-- begin RECORDS FOR PROCESSING --

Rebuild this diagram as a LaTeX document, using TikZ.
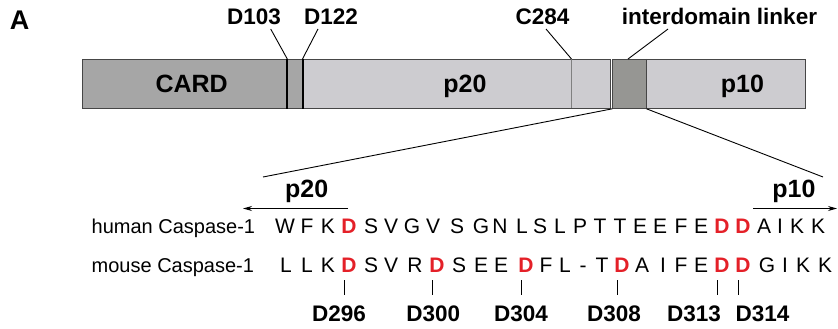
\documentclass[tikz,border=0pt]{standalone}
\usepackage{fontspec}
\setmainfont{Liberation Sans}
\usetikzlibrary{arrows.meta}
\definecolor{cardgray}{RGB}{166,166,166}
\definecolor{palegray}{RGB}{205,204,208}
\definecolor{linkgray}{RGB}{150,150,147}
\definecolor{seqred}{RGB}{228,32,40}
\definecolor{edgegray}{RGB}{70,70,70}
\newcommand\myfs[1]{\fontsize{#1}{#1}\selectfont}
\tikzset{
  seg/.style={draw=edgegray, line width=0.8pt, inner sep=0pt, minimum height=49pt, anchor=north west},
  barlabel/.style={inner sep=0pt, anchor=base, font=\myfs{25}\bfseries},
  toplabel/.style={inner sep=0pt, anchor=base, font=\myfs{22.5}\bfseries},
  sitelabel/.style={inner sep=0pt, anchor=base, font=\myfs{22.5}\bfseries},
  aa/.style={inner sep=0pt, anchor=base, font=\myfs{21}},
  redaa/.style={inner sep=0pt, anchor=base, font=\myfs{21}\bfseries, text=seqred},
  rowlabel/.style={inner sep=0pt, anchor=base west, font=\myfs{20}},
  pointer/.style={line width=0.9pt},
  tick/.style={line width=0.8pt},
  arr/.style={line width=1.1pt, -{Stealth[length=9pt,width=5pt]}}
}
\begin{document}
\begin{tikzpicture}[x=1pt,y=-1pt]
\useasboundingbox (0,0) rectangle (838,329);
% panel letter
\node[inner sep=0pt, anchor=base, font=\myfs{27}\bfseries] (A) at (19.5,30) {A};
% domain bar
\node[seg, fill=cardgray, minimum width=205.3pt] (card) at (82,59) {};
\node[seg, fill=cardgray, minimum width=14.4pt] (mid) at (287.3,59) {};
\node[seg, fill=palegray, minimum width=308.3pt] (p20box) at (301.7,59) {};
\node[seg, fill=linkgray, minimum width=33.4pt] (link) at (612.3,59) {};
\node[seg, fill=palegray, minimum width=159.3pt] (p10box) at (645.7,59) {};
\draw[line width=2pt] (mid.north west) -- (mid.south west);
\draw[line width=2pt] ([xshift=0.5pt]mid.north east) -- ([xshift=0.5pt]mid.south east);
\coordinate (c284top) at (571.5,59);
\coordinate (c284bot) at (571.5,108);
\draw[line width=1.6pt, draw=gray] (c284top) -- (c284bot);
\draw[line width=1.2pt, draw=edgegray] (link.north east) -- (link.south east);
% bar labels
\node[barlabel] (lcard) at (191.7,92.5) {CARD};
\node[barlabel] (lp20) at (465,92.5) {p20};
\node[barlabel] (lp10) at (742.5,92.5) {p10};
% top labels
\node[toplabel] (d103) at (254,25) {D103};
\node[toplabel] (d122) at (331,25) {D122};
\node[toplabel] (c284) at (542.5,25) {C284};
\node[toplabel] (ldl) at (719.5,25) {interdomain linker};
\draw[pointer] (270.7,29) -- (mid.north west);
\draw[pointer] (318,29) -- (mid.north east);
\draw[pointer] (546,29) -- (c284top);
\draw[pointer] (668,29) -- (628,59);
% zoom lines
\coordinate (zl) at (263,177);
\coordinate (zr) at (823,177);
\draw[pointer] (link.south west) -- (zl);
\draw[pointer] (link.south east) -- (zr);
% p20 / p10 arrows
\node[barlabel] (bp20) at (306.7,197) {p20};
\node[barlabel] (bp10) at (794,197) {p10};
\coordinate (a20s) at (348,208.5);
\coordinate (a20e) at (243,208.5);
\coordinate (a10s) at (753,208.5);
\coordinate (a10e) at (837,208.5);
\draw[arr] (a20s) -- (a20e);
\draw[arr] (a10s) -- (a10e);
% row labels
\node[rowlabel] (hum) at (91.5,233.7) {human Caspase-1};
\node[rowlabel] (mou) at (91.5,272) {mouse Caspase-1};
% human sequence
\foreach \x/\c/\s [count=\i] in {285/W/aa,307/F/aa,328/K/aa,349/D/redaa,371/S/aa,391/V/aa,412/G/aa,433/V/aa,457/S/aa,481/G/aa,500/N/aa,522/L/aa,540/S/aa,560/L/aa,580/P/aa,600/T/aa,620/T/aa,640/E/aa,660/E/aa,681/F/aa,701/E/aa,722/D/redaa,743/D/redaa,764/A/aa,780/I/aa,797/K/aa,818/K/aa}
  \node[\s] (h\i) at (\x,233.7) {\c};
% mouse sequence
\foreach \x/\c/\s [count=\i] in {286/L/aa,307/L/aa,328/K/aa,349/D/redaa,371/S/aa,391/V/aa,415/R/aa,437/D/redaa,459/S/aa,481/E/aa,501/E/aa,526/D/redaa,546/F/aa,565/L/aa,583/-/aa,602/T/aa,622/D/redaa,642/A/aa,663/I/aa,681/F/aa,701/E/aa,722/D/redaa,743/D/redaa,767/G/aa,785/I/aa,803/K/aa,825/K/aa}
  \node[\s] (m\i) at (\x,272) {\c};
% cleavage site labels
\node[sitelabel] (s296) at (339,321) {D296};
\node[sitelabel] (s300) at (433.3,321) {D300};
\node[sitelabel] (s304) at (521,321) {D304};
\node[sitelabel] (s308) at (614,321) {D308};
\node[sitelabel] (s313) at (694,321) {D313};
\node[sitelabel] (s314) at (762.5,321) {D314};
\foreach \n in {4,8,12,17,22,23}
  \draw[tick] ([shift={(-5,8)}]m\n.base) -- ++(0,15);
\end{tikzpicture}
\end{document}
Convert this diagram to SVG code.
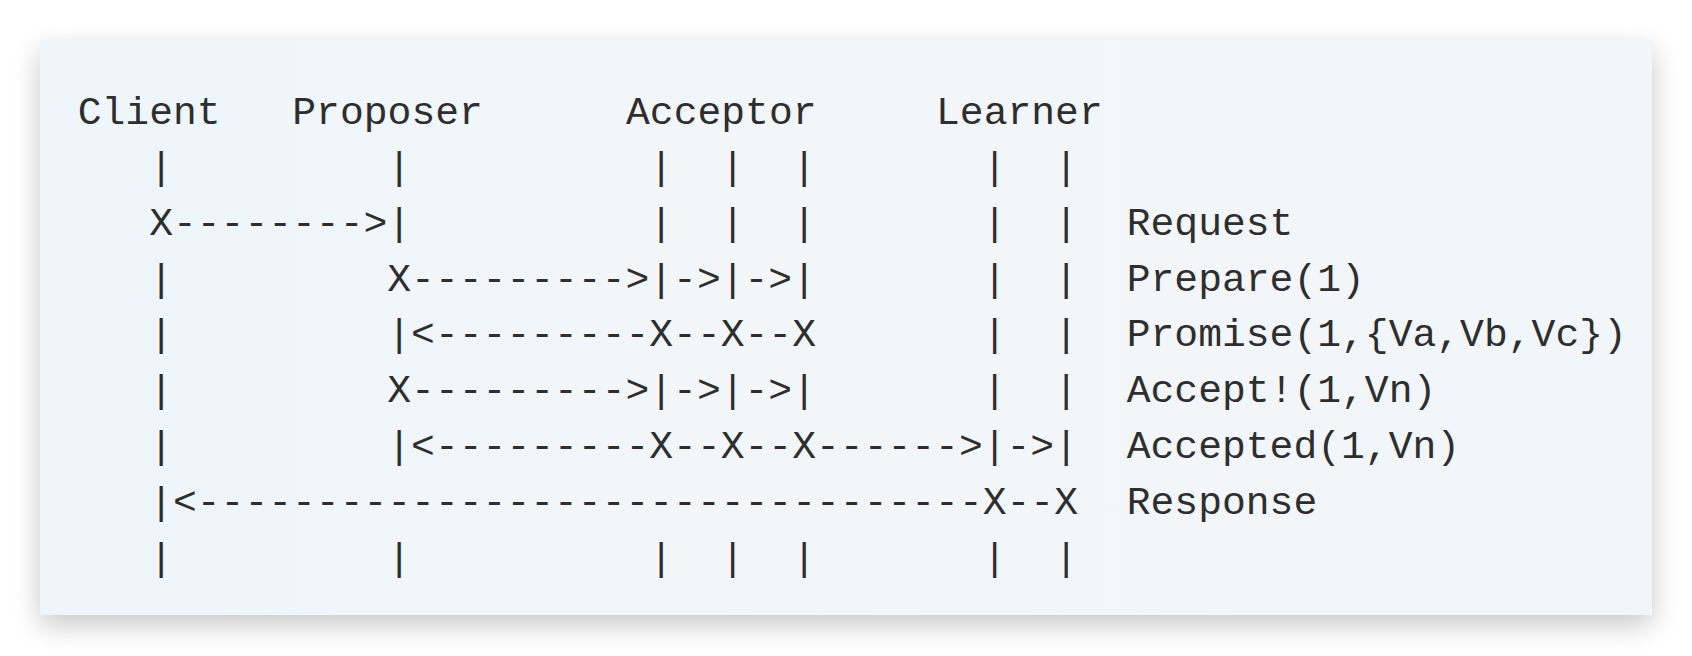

-- end RECORDS FOR PROCESSING --

INSTRUCTIONS TO FOLLOW: Every line should be retyped exactly, with the pictures omitted.

WRITTEN RESPONSE:
Rebuild this diagram as a LaTeX document, using TikZ.
\documentclass[tikz,border=0pt]{standalone}
\usepackage{fontspec}
\setmainfont{Liberation Sans}
\usetikzlibrary{arrows.meta}
\definecolor{cardgray}{RGB}{166,166,166}
\definecolor{palegray}{RGB}{205,204,208}
\definecolor{linkgray}{RGB}{150,150,147}
\definecolor{seqred}{RGB}{228,32,40}
\definecolor{edgegray}{RGB}{70,70,70}
\newcommand\myfs[1]{\fontsize{#1}{#1}\selectfont}
\tikzset{
  seg/.style={draw=edgegray, line width=0.8pt, inner sep=0pt, minimum height=49pt, anchor=north west},
  barlabel/.style={inner sep=0pt, anchor=base, font=\myfs{25}\bfseries},
  toplabel/.style={inner sep=0pt, anchor=base, font=\myfs{22.5}\bfseries},
  sitelabel/.style={inner sep=0pt, anchor=base, font=\myfs{22.5}\bfseries},
  aa/.style={inner sep=0pt, anchor=base, font=\myfs{21}},
  redaa/.style={inner sep=0pt, anchor=base, font=\myfs{21}\bfseries, text=seqred},
  rowlabel/.style={inner sep=0pt, anchor=base west, font=\myfs{20}},
  pointer/.style={line width=0.9pt},
  tick/.style={line width=0.8pt},
  arr/.style={line width=1.1pt, -{Stealth[length=9pt,width=5pt]}}
}
\begin{document}
\begin{tikzpicture}[x=1pt,y=-1pt]
\useasboundingbox (0,0) rectangle (838,329);
% panel letter
\node[inner sep=0pt, anchor=base, font=\myfs{27}\bfseries] (A) at (19.5,30) {A};
% domain bar
\node[seg, fill=cardgray, minimum width=205.3pt] (card) at (82,59) {};
\node[seg, fill=cardgray, minimum width=14.4pt] (mid) at (287.3,59) {};
\node[seg, fill=palegray, minimum width=308.3pt] (p20box) at (301.7,59) {};
\node[seg, fill=linkgray, minimum width=33.4pt] (link) at (612.3,59) {};
\node[seg, fill=palegray, minimum width=159.3pt] (p10box) at (645.7,59) {};
\draw[line width=2pt] (mid.north west) -- (mid.south west);
\draw[line width=2pt] ([xshift=0.5pt]mid.north east) -- ([xshift=0.5pt]mid.south east);
\coordinate (c284top) at (571.5,59);
\coordinate (c284bot) at (571.5,108);
\draw[line width=1.6pt, draw=gray] (c284top) -- (c284bot);
\draw[line width=1.2pt, draw=edgegray] (link.north east) -- (link.south east);
% bar labels
\node[barlabel] (lcard) at (191.7,92.5) {CARD};
\node[barlabel] (lp20) at (465,92.5) {p20};
\node[barlabel] (lp10) at (742.5,92.5) {p10};
% top labels
\node[toplabel] (d103) at (254,25) {D103};
\node[toplabel] (d122) at (331,25) {D122};
\node[toplabel] (c284) at (542.5,25) {C284};
\node[toplabel] (ldl) at (719.5,25) {interdomain linker};
\draw[pointer] (270.7,29) -- (mid.north west);
\draw[pointer] (318,29) -- (mid.north east);
\draw[pointer] (546,29) -- (c284top);
\draw[pointer] (668,29) -- (628,59);
% zoom lines
\coordinate (zl) at (263,177);
\coordinate (zr) at (823,177);
\draw[pointer] (link.south west) -- (zl);
\draw[pointer] (link.south east) -- (zr);
% p20 / p10 arrows
\node[barlabel] (bp20) at (306.7,197) {p20};
\node[barlabel] (bp10) at (794,197) {p10};
\coordinate (a20s) at (348,208.5);
\coordinate (a20e) at (243,208.5);
\coordinate (a10s) at (753,208.5);
\coordinate (a10e) at (837,208.5);
\draw[arr] (a20s) -- (a20e);
\draw[arr] (a10s) -- (a10e);
% row labels
\node[rowlabel] (hum) at (91.5,233.7) {human Caspase-1};
\node[rowlabel] (mou) at (91.5,272) {mouse Caspase-1};
% human sequence
\foreach \x/\c/\s [count=\i] in {285/W/aa,307/F/aa,328/K/aa,349/D/redaa,371/S/aa,391/V/aa,412/G/aa,433/V/aa,457/S/aa,481/G/aa,500/N/aa,522/L/aa,540/S/aa,560/L/aa,580/P/aa,600/T/aa,620/T/aa,640/E/aa,660/E/aa,681/F/aa,701/E/aa,722/D/redaa,743/D/redaa,764/A/aa,780/I/aa,797/K/aa,818/K/aa}
  \node[\s] (h\i) at (\x,233.7) {\c};
% mouse sequence
\foreach \x/\c/\s [count=\i] in {286/L/aa,307/L/aa,328/K/aa,349/D/redaa,371/S/aa,391/V/aa,415/R/aa,437/D/redaa,459/S/aa,481/E/aa,501/E/aa,526/D/redaa,546/F/aa,565/L/aa,583/-/aa,602/T/aa,622/D/redaa,642/A/aa,663/I/aa,681/F/aa,701/E/aa,722/D/redaa,743/D/redaa,767/G/aa,785/I/aa,803/K/aa,825/K/aa}
  \node[\s] (m\i) at (\x,272) {\c};
% cleavage site labels
\node[sitelabel] (s296) at (339,321) {D296};
\node[sitelabel] (s300) at (433.3,321) {D300};
\node[sitelabel] (s304) at (521,321) {D304};
\node[sitelabel] (s308) at (614,321) {D308};
\node[sitelabel] (s313) at (694,321) {D313};
\node[sitelabel] (s314) at (762.5,321) {D314};
\foreach \n in {4,8,12,17,22,23}
  \draw[tick] ([shift={(-5,8)}]m\n.base) -- ++(0,15);
\end{tikzpicture}
\end{document}
Convert this diagram to SVG code.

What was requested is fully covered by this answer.